The findings build upon previous work pioneered on DIII-D showing that these intense heat bursts – called “ELMs” for short – could be suppressed with tiny magnetic fields. These tiny fields cause the edge of the plasma to smoothly release heat, thereby avoiding the damaging heat bursts.
But until now, scientists did not understand how these fields worked. “Many mysteries surrounded how the plasma distorts to suppress these heat bursts,” said Carlos Paz-Soldan, a General Atomics scientist and lead author of the first of the two papers that report the findings in the journal ‘Physical Review Letters’.
Mr Paz-Soldan and a team of researchers found that tiny magnetic fields applied to the device can create two distinct kinds of response, rather than just one response as previously thought. The new response produces a ripple in the magnetic field near the plasma edge, allowing more heat to leak out at just the right rate to avert the intense heat bursts. Researchers applied the magnetic fields by running electrical current through coils around the plasma. Pickup coils then detected the plasma response, much as the microphone on a guitar picks up string vibrations.
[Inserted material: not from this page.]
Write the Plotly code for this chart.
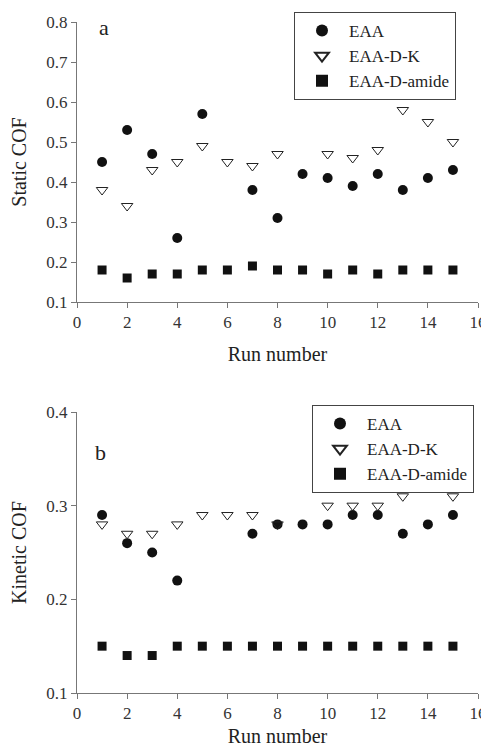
import plotly.graph_objects as go

runs = list(range(1, 16))

static_eaa = [0.45, 0.53, 0.47, 0.26, 0.57, None, 0.38, 0.31, 0.42, 0.41, 0.39, 0.42, 0.38, 0.41, 0.43]
static_dk = [0.38, 0.34, 0.43, 0.45, 0.49, 0.45, 0.44, 0.47, None, 0.47, 0.46, 0.48, 0.58, 0.55, 0.50]
static_amide = [0.18, 0.16, 0.17, 0.17, 0.18, 0.18, 0.19, 0.18, 0.18, 0.17, 0.18, 0.17, 0.18, 0.18, 0.18]

kinetic_eaa = [0.29, 0.26, 0.25, 0.22, None, None, 0.27, 0.28, 0.28, 0.28, 0.29, 0.29, 0.27, 0.28, 0.29]
kinetic_dk = [0.28, 0.27, 0.27, 0.28, 0.29, 0.29, 0.29, 0.28, None, 0.30, 0.30, 0.30, 0.31, None, 0.31]
kinetic_amide = [0.15, 0.14, 0.14, 0.15, 0.15, 0.15, 0.15, 0.15, 0.15, 0.15, 0.15, 0.15, 0.15, 0.15, 0.15]

series_names = ["EAA", "EAA-D-K", "EAA-D-amide"]
x_ticks = [0, 2, 4, 6, 8, 10, 12, 14, 16]

FONT = "Liberation Serif, Times New Roman, serif"
styles = [
    dict(symbol="circle", size=10, color="#111111"),
    dict(symbol="triangle-down-open", size=10, color="#222222", line=dict(width=1, color="#222222")),
    dict(symbol="square", size=9, color="#111111"),
]

fig = go.Figure()
for vals, name, st in zip([static_eaa, static_dk, static_amide], series_names, styles):
    fig.add_trace(go.Scatter(x=runs, y=vals, mode="markers", name=name, marker=st,
                             xaxis="x", yaxis="y", legend="legend"))
for vals, name, st in zip([kinetic_eaa, kinetic_dk, kinetic_amide], series_names, styles):
    fig.add_trace(go.Scatter(x=runs, y=vals, mode="markers", name=name, marker=st,
                             xaxis="x2", yaxis="y2", legend="legend2"))

# the page body has an 8px margin; work in reference pixels minus that offset
OFF = 8
W, H = 489 - OFF, 755 - 2 * OFF


def px_x(x):
    return (x - OFF) / W


def px_y(y):
    return 1 - (y - OFF) / H


xd = [px_x(77), px_x(478)]
axis_common = dict(showline=True, linecolor="#777777", linewidth=1, ticks="outside",
                   ticklen=5, tickcolor="#777777", showgrid=False, zeroline=False,
                   automargin=False, ticklabeloverflow="allow",
                   tickfont=dict(family=FONT, size=17, color="#333333"))
title_font = dict(family=FONT, size=20, color="#222222")

legend_common = dict(font=dict(family=FONT, size=17, color="#222222"), bgcolor="white",
                     bordercolor="#444444", borderwidth=1, xanchor="left", yanchor="top",
                     itemsizing="constant", itemwidth=44, tracegroupgap=0)

fig.update_layout(
    width=W, height=H, margin=dict(l=0, r=0, t=0, b=0),
    paper_bgcolor="white", plot_bgcolor="white",
    font=dict(family=FONT, color="#222222"),
    xaxis=dict(domain=xd, range=[0, 16], tickvals=x_ticks, anchor="y",
               title=dict(text="Run number", font=title_font, standoff=15),
               **axis_common),
    yaxis=dict(domain=[px_y(302), px_y(22)], range=[0.1, 0.8], dtick=0.1, tickformat=".1f",
               anchor="x", title=dict(text="Static COF", font=title_font, standoff=14),
               **axis_common),
    xaxis2=dict(domain=xd, range=[0, 16], tickvals=x_ticks, anchor="y2",
                title=dict(text="Run number", font=title_font, standoff=12),
                **axis_common),
    yaxis2=dict(domain=[px_y(693), px_y(412)], range=[0.1, 0.4], dtick=0.1, tickformat=".1f",
                anchor="x2", title=dict(text="Kinetic COF", font=title_font, standoff=14),
                **axis_common),
    legend=dict(x=px_x(294), y=px_y(12), **legend_common),
    legend2=dict(x=px_x(312), y=px_y(405), **legend_common),
    annotations=[
        dict(text="a", x=1.08, y=0.787, xref="x", yref="y", showarrow=False, xanchor="center", yanchor="middle",
             font=dict(family=FONT, size=22, color="#222222")),
        dict(text="b", x=0.92, y=0.357, xref="x2", yref="y2", showarrow=False, xanchor="center", yanchor="middle",
             font=dict(family=FONT, size=22, color="#222222")),
    ],
)

fig.write_html("out.html")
A second result, from a team led by PPPL scientist Raffi Nazikia, identified the changes in the plasma that lead to the suppression of the large edge heat bursts or ELMs. The team found clear evidence that the plasma was deforming in just the way needed to allow the heat to slowly leak out. The measured magnetic distortions of the plasma edge indicated that the magnetic field was gently tearing in a narrow layer, a key prediction for how heat bursts can be prevented.
“The configuration changes suddenly when the plasma is tapped in a certain way and it is this response that suppresses the ELMs,” Mr Nazikian said.